Die wohl erste, leichtere Frage:

Hat die These etwas Denkmögliches an sich, dass der Name "Wiener elektrische Stadtbahn" (der sich amtlich bis zum Ende der Stadtbahn in den 80ern so [mit "e"] gehalten hat, wie sich u.a. aus der Verwaltungsliteratur wie Amtsblätter der Stadt Wien entnehmen lässt), schlichtweg bloß ein - wenn auch genialer - Marketingtrick der damaligen Gemeinde Wien (Stichwort: das Rote Wien) war: Dies um die von der Stadt übernommenen und elektrifizierten Wiental-, Donaukanal- und Gürtelstrecken, die nun mit schönen neuen Straßenbahnwagen befahren wurden, womit man sich damit von der stinkenden, rußenden und die Bahnanlagen und die Umgebung verschmutzenden Dampfstadtbahn, von der Staatsbahn des schwarzen Bundes betrieben bzw. schon einige Jahre eingestellt, abzuheben?

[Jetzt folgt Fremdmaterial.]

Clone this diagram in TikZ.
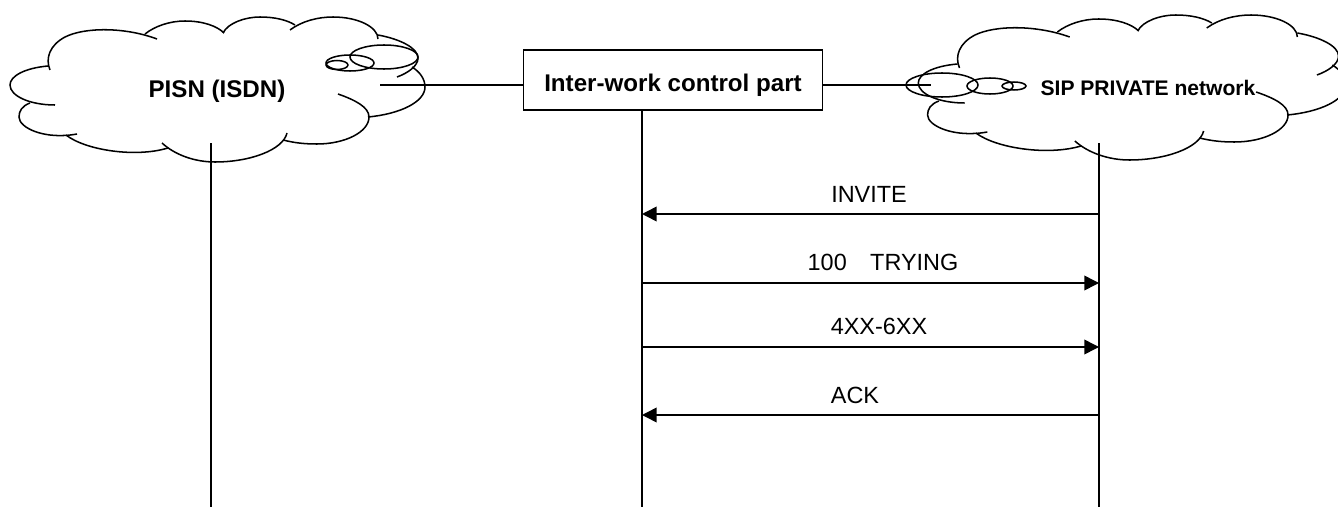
\documentclass[tikz,border=0pt]{standalone}
\usepackage{fontspec}
\setmainfont{Liberation Sans}
\usetikzlibrary{arrows.meta}
\tikzset{wire/.style={line width=1.3pt}}
\tikzset{msg/.style={wire,-{Triangle[length=12.5pt,width=12.5pt]}}}
\tikzset{msgtext/.style={font=\fontsize{20}{24}\selectfont,inner sep=0pt,anchor=base}}
\tikzset{cloudtext/.style={font=\fontsize{20.6}{24}\selectfont\bfseries,inner sep=0pt,anchor=base}}
% outline of a cloud, in pixels of the reference
\tikzset{cloudline/.pic={
    \draw[wire] (157,39) .. controls (125,27) and (85,27) .. (65,37) .. controls (50,45) and (45,58) .. (50,70);
    \draw[wire] (48,66) .. controls (25,68) and (10,76) .. (10,85) .. controls (10,96) and (30,105) .. (55,105);
    \draw[wire] (30,103) .. controls (22,106) and (19,111) .. (19,117) .. controls (19,128) and (45,140) .. (77,134);
    \draw[wire] (66,135) .. controls (85,150) and (135,158) .. (168,148);
    \draw[wire] (162,143) .. controls (175,155) and (195,162) .. (215,162) .. controls (250,162) and (283,150) .. (287,133);
    \draw[wire] (283,140) .. controls (295,143) and (305,144) .. (317,144) .. controls (345,144) and (369,132) .. (369,117) .. controls (369,107) and (355,100) .. (338,94);
    \draw[wire] (368,117) .. controls (400,114) and (425,102) .. (425,87) .. controls (425,79) and (420,72) .. (412,67);
    \draw[wire] (378,35) .. controls (400,39) and (418,48) .. (418,58) .. controls (418,66) and (408,73) .. (397,77);
    \draw[wire] (290,30) .. controls (302,21) and (318,17) .. (333,17) .. controls (358,17) and (378,27) .. (378,39);
    \draw[wire] (223,33) .. controls (228,23) and (245,17) .. (260,17) .. controls (275,17) and (287,20) .. (295,25);
    \draw[wire] (145,34) .. controls (155,26) and (170,21) .. (185,21) .. controls (203,21) and (217,26) .. (224,33);
}}
\begin{document}
\begin{tikzpicture}[x=0.03cm,y=-0.03cm]
    \useasboundingbox (0,0) rectangle (1338,507);
    % the two clouds
    \pic at (0,0) {cloudline};
    \pic[xscale=1.03] at (908,-2) {cloudline};
    % bubbles on the left cloud
    \draw[wire] (384,57) ellipse (34 and 12);
    \draw[wire] (350,63) ellipse (24 and 8);
    \draw[wire] (337,65) ellipse (11 and 4.5);
    % bubbles on the right cloud
    \draw[wire] (942,85) ellipse (36 and 12);
    \draw[wire] (990,86) ellipse (23 and 8);
    \draw[wire] (1014,86) ellipse (12 and 4);
    % the labels of the clouds
    \node[cloudtext] (pisn) at (217,97) {PISN (ISDN)};
    \node[cloudtext,font=\fontsize{18}{22}\selectfont\bfseries] (sip) at (1148,96) {SIP PRIVATE network};
    % control box
    \node[draw,wire,minimum width=300*0.85pt,minimum height=60*0.85pt] (ctrl) at (673,80) {};
    \node[cloudtext] (ctrltext) at (673,92) {Inter-work control part};
    \coordinate (pisnend) at (380,85);
    \coordinate (sipend) at (931,85);
    \draw[wire] (pisnend) -- (pisnend -| ctrl.west);
    \draw[wire] (ctrl.east |- sipend) -- (sipend);
    % life lines
    \coordinate (pisntop) at (211,143);
    \coordinate (pisnbot) at (211,507);
    \coordinate (ctrlbot) at (642,507);
    \coordinate (siptop) at (1099,143);
    \coordinate (sipbot) at (1099,507);
    \draw[wire] (pisntop) -- (pisnbot);
    \draw[wire] (ctrl.south -| ctrlbot) -- (ctrlbot);
    \draw[wire] (siptop) -- (sipbot);
    % messages
    \coordinate (ca) at (642,214); \coordinate (sa) at (1099,214);
    \coordinate (cb) at (642,283); \coordinate (sb) at (1099,283);
    \coordinate (cc) at (642,347); \coordinate (sc) at (1099,347);
    \coordinate (cd) at (642,415); \coordinate (sd) at (1099,415);
    \draw[msg] (sa) -- (ca);
    \draw[msg] (cb) -- (sb);
    \draw[msg] (cc) -- (sc);
    \draw[msg] (sd) -- (cd);
    \node[msgtext] (invite) at (869,202) {INVITE};
    \node[msgtext] (trying) at (883,270) {100\hspace{1em}TRYING};
    \node[msgtext] (fails) at (879,334) {4XX-6XX};
    \node[msgtext] (ack) at (855,403) {ACK};
\end{tikzpicture}
\end{document}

Kurz: Um die nun von der Gemeinde Wien - städtische Straßenbahnen betriebenen elektrischen Stadtbahn der Bevölkerung rasch schmackhaft zu machen, damit allenfalls auch möglichst recht bald die Investitionen für Streckenumbau, Elektrifizierung und neues Rollmaterial zurückverdient werden kann?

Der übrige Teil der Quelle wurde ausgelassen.